Les chefs d’Etat et de gouvernement la Communauté des Etats de l’Afrique de l’Ouest (Cédéao) se sont retrouvés hier en sommet extraordinaire à Accra, au Ghana, pour trancher la question du double putsch des militaires maliens. Dans son discours d’ouverture, le président en exercice de la Cédéao, le Ghanéen Nana Akufo-Addo, a déclaré avoir convoqué ce sommet extraordinaire «devant la gravité des faits», et «réitéré son engagement à appuyer une transition pacifique au Mali et restaurer un gouvernement démocratique pour assurer la stabilité du pays et de la région», selon des propos recueillis par l’AFP. Un peu plus tôt dans la journée, cinq personnes ont été tuées dans une attaque de djihadistes présumés dans le sud du Mali, selon un responsable des services de sécurité. Déclaré vendredi président de transition du Mali par la Cour constitutionnelle de son pays, le colonel Assimi Goïta est arrivé samedi pour des «consultations», selon un courrier de la Cédéao.
Lundi dernier, les militaires ont arrêté le président Bah Ndaw et le Premier ministre Moctar Ouane qui assurent la transition dans le pays. Cet événement intervient quelques heures seulement après l’annonce d’un nouveau gouvernement, que dominent toujours les militaires. En la circonstance, sont écartés des officiers proches de la junte qui a pris le pouvoir après le coup d’Etat d’août 2020 et dont Assimi Goïta est le chef. Des militaires détiennent toujours les ministères de la Défense, de la Sécurité, de l’Administration territoriale et de la Réconciliation nationale. Mais parmi les changements annoncés dans un communiqué lu à la radio-télévision publique, deux membres de l’ancienne junte, les colonels Sadio Camara et Modibo Kone, quittent leurs portefeuilles respectifs de la Défense et de la Sécurité. Ils sont remplacés respectivement par le général Souleymane Doucoure et le général Mamadou Lamine Ballo.
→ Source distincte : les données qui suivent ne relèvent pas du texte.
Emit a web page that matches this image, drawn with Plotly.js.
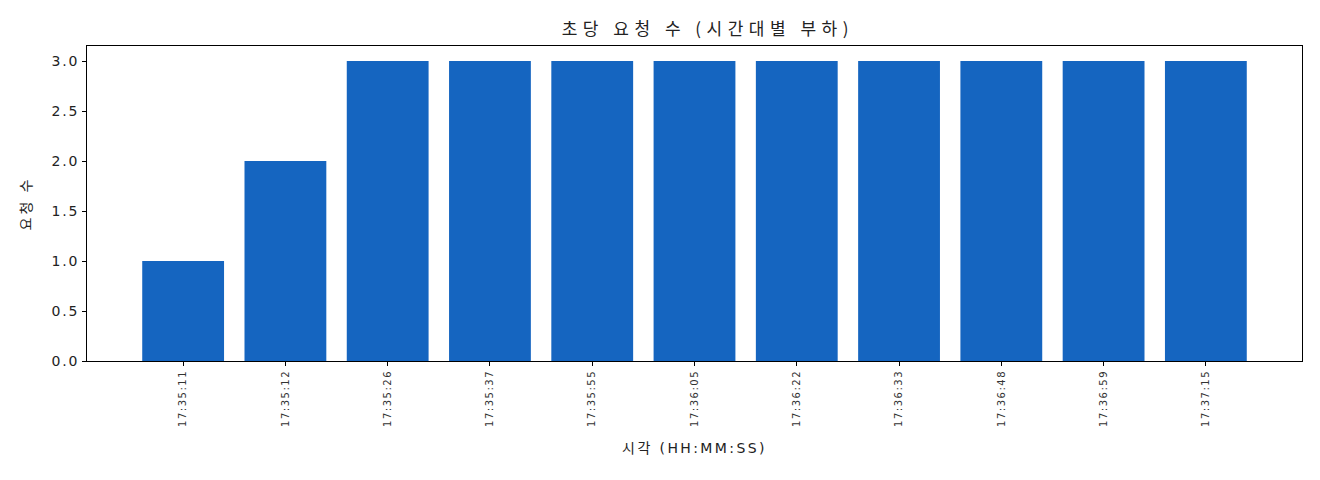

Mi-avril, les autorités de transition ont annoncé l’organisation, le 31 octobre, d’un référendum sur une révision constitutionnelle promise de longue date et ont fixé à févriermars 2022 les élections présidentielle et législatives à l’issue desquelles elles remettraient le pouvoir à des dirigeants civils.
LA «RAISON» DU COLONEL
Mardi, le colonel Goïta a indiqué avoir déchargé de leurs prérogatives le Président et le Premier ministre. Il a aussi affirmé, dans une déclaration lue à la télévision publique par un collaborateur, que «le processus de transition suivra son cours normal et que les élections prévues se tiendront courant 2022».
Vice-président, le colonel Goïta, à la tête des putschistes qui ont renversé le président élu, Ibrahim Boubacar Keïta en août 2020, a reproché aux deux dirigeants d’avoir formé un nouveau gouvernement sans se concerter au préalable avec lui. Démarche qui constitue «une violation de la charte de transition (…), d’où une intention avérée de sabotage de la transition», a-t-il indiqué. La Cédéao a co-rédigé avec l’Union africaine, la Mission multidimensionnelle intégrée des Nations unies pour la stabilisation au Mali (Minusma), la France, les Etats-Unis et d’autres un communiqué rejetant «par avance tout acte imposé par la contrainte, y compris des démissions forcées».
Une mission de la Cédéao dépêchée au cours de la semaine au Mali a évoqué l’éventualité de sanctions. La France et les Etats-Unis, engagés militairement au Sahel, en ont brandi la menace. «La transition politique sera dirigée par un civil»
et «le vice-président de la transition (...) ne pourra en aucune manière remplacer le président de la transition», ont déclaré les dirigeants ouest-africains lors d’une réunion avec la junte le 15 septembre 2020 après le putsch d’août. La Cédéao a suspendu alors le Mali de tous ses organes de décision, fermé les frontières de ses Etats membres et stoppé les échanges financiers et commerciaux avec le Mali, à l’exception des produits de première nécessité. Elle a levé les sanctions quand la junte a paru se plier à ses exigences.